Caroline Aherne has died aged 52.
Her publicist confirmed the news of her death on Saturday (2 July) afternoon, following her lengthy battle with cancer.
Caroline Aherne has died at the age of 52
Neil Reading said in a statement: "Caroline Aherne has sadly passed away, after a brave battle with cancer.
"The BAFTA award-winning writer and comedy actor died earlier today at her home in Timperley, Greater Manchester. She was 52.
"The family ask for privacy at this very sad time."
The BAFTA-winning comedian and writer had been battling cancer since 2014, and one of her rare appearances in the last months of her life was at the launch of Manchester’s Macmillan Cancer Improvement Partnership. At the time, she spoke of how her sense of humour had helped her through her illness.
Caroline Aherne was one of the country’s most popular comedians, credited with helping bring to the screen a particular form of naturalist humour, poking fun at the ordinary stuff of everyday life. From her first appearances on 'The Fast Show' in 1994, which she also helped write, it was clear that she had a singular talent, honed on the high-quality Manchester comedy circuit of the 1990s.
For three years from 1994 to 1997, she was married to New Order’s bass player Peter Hook, and appeared under her married name.
Caroline Aherne made her name as Mrs Merton, the apparently innocent celebrity chat show interviewer
The same year as her 'Fast Show' debut, she made her first real mark as faux-naive celebrity interviewer Mrs Merton, a character she had previously debuted on Granada Television’s ‘Upfront’ programme. Long before Ali G fooled his subjects with his show of innocence, interviewer Mrs Merton was setting up her targets with apparent whimsy, famously asking Debbie McGee, “So, what first attracted you to the millionaire, Paul Daniels?” The show won Caroline Ahern a BAFTA in 1995.
Her most personal work - both poignant and sidesplittingly funny - came with ‘The Royle Family’ in 1998, which she co-penned with Craig Cash, and starred in herself as Ricky Tomlinson and Sue Johnston’s self-absorbed daughter Denise.
The show ran for three series, with the scenario a deceptively simple one - a family stuck in their living room, distracted only by personal comings and goings, various romantic intrigues of the younger folk and, of course, long before 'Gogglebox', whatever happened to be on TV.
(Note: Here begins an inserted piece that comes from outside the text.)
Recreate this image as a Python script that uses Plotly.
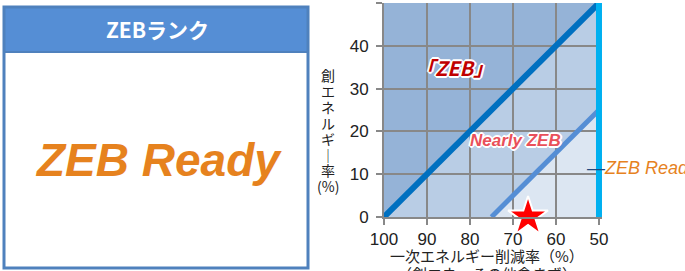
import plotly.graph_objects as go

# ---------------- data ----------------
x_ticks = [100, 90, 80, 70, 60, 50]          # 一次エネルギー削減率 (%)
y_ticks = [0, 10, 20, 30, 40, 50]            # 創エネルギー率 (%)
zeb_x = [100, 50]                            # 『ZEB』 boundary
zeb_y = [0, 50]
nearly_x = [75, 50]                          # Nearly ZEB boundary
nearly_y = [0, 25]
ready_x = [50, 50]                           # ZEB Ready boundary
ready_y = [0, 50]
current_x = [66.5]                           # this building
current_y = [0]
region_labels = ["「ZEB」", "Nearly ZEB", "ZEB Ready"]
rank_title = "ZEBランク"
rank_value = "ZEB Ready"
y_title_chars = ["創", "エ", "ネ", "ル", "ギ", "｜", "率", "(%)"]
x_title = "一次エネルギー削減率（%）"
x_title2 = "（創エネ・その他含まず）"

W, H = 685, 271
JP = "Noto Sans CJK JP"


def px(v):
    return v / W


def py(v):
    return 1 - v / H


fig = go.Figure()

ymax = y_ticks[-1]


def path(pts):
    return "M " + " L ".join(f"{a},{b}" for a, b in pts) + " Z"


shapes = [
    # region fills (drawn under gridlines)
    dict(type="path", xref="x", yref="y", layer="below", line_width=0,
         fillcolor="#95B3D7",
         path=path([(zeb_x[0], zeb_y[0]), (zeb_x[1], zeb_y[1]), (zeb_x[0], ymax)])),
    dict(type="path", xref="x", yref="y", layer="below", line_width=0,
         fillcolor="#B9CDE5",
         path=path([(zeb_x[0], zeb_y[0]), (zeb_x[1], zeb_y[1]),
                    (nearly_x[1], nearly_y[1]), (nearly_x[0], nearly_y[0])])),
    dict(type="path", xref="x", yref="y", layer="below", line_width=0,
         fillcolor="#DCE6F2",
         path=path([(nearly_x[0], nearly_y[0]), (nearly_x[1], nearly_y[1]),
                    (ready_x[0], ready_y[0])])),
    # left rank panel
    dict(type="rect", xref="paper", yref="paper", x0=px(4), x1=px(308),
         y0=py(52), y1=py(7), fillcolor="#558ED5", line=dict(color="#4F81BD", width=2)),
    dict(type="rect", xref="paper", yref="paper", x0=px(4), x1=px(308),
         y0=py(268), y1=py(7), line=dict(color="#4F81BD", width=3)),
]

# boundary lines
fig.add_trace(go.Scatter(x=zeb_x, y=zeb_y, mode="lines",
                         line=dict(color="#0070C0", width=6), hoverinfo="skip"))
fig.add_trace(go.Scatter(x=nearly_x, y=nearly_y, mode="lines",
                         line=dict(color="#558ED5", width=5), hoverinfo="skip"))
fig.add_trace(go.Scatter(x=ready_x, y=ready_y, mode="lines",
                         line=dict(color="#00B0F0", width=6), hoverinfo="skip"))
# current building
fig.add_trace(go.Scatter(x=current_x, y=current_y, mode="markers", cliponaxis=False,
                         marker=dict(symbol="star", size=30, color="#FF0000",
                                     line=dict(color="white", width=2)),
                         hoverinfo="skip"))

outline = "1px 1px 0 #fff, -1px -1px 0 #fff, 1px -1px 0 #fff, -1px 1px 0 #fff, 0 2px 0 #fff, 2px 0 0 #fff, 0 -2px 0 #fff, -2px 0 0 #fff"


def ann(text, x, y, font, xanchor="center"):
    return dict(text=text, x=px(x), y=py(y), xref="paper", yref="paper",
                xanchor=xanchor, yanchor="middle", showarrow=False, font=font)


annotations = [
    ann(f"<b>{rank_title}</b>", 157, 29, dict(family=JP, size=21, color="white")),
    ann(f"<b><i>{rank_value}</i></b>", 158, 160,
        dict(family="Liberation Sans", size=46, color="#E6821E")),
    ann(f"<b><i>{region_labels[0]}</i></b>", 454, 68,
        dict(family=JP, size=20, color="#C00000", shadow=outline)),
    ann(f"<b><i>{region_labels[1]}</i></b>", 515, 141,
        dict(family="Liberation Sans", size=17, color="#E9505A", shadow=outline)),
    ann(f"<span style='color:#1F497D'>—</span><i>{region_labels[2]}</i>", 585, 168,
        dict(family="Liberation Sans", size=18, color="#E6821E"), xanchor="left"),
    ann(x_title, 487, 255, dict(family=JP, size=15, color="#222")),
    ann(x_title2, 487, 273, dict(family=JP, size=15, color="#222")),
]
for i, ch in enumerate(y_title_chars):
    annotations.append(ann(ch, 328, 75 + i * 15.9, dict(family=JP, size=14, color="#222")))

grid = dict(showgrid=True, gridcolor="#888888", gridwidth=2, zeroline=False,
            showline=True, linecolor="#888888", linewidth=2, automargin=False,
            ticks="outside", ticklen=6, tickcolor="#888888", tickwidth=2,
            tickfont=dict(family="Liberation Sans", size=17, color="#222"))

fig.update_layout(
    template="none",
    width=W, height=H, autosize=False,
    margin=dict(l=0, r=0, t=0, b=0, pad=0, autoexpand=False),
    paper_bgcolor="white", plot_bgcolor="white", showlegend=False,
    shapes=shapes, annotations=annotations,
    xaxis=dict(domain=[px(384), px(602)], range=[100, 49.3], tickvals=x_ticks, **grid),
    yaxis=dict(domain=[py(217), py(3)], range=[0, 50], tickvals=y_ticks,
               ticklabelstandoff=4, **grid),
)

post = (
    "var h=document.documentElement,b=document.body;"
    "h.style.margin=b.style.margin='0';h.style.padding=b.style.padding='0';"
    "h.style.overflow=b.style.overflow='hidden';"
)
fig.write_html("out.html", post_script=post,
               config={"displayModeBar": False, "responsive": False})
Warm and witty, 'The Royle Family' thrilled audiences across the generations
With a fond but forensic eye that the pair might have inherited from Alan Bennett or Mike Leigh, Caroline and Craig captured a sense of sentimental nostalgia for working class habits and closeness, while inviting us to titter at their faux-pas. It was a comedy tightrope boldly walked, and credited for inspiring many comedians, such as Ricky Gervais, who often said that without 'The Royle Family', there would have never been 'The Office'.
Despite her huge success, Caroline sometimes struggled away from the screen. She suffered from both depression and alcoholism in the 1990s, and sought treatment at the Priory following a suicide attempt in 1998. She referred to this herself in a speech when she accepted an award for 'The Royle Family', telling her appreciative audience Ricky Tomlinson had told her not to mention it, and earning a round of applause.
Caroline Aherne was regarded by her screen peers as a pioneering talent of naturalistic comedy
Following the huge success of ‘The Royle Family’, Caroline revealed she would be concentrating on writing, not acting, in future. Only rare appearances have followed, including a one-off role as a barmaid in the BBC comedy ‘Sunshine’, and a few ‘Royle Family’ specials. Behind the scenes, she penned ‘Dossa and Joe’ for the BBC, ‘The Fattest Man in Britain’ and one-off sitcom ‘The Security Men’. Her last on-screen appearance came in 2015’s ‘After Hours’, directed by her old writing partner Craig Cash.
More recently, Caroline Aherne gave her unique voice to the narration of ‘Gogglebox’, the BAFTA-winning series that explored the everyday joy brought to ordinary people by their engagement with the TV set and its contents.
It was a fitting final gig for a very talented woman who had long mastered the art of celebrating the ordinary, and finding lots of special things in it for the rest of us to giggle about.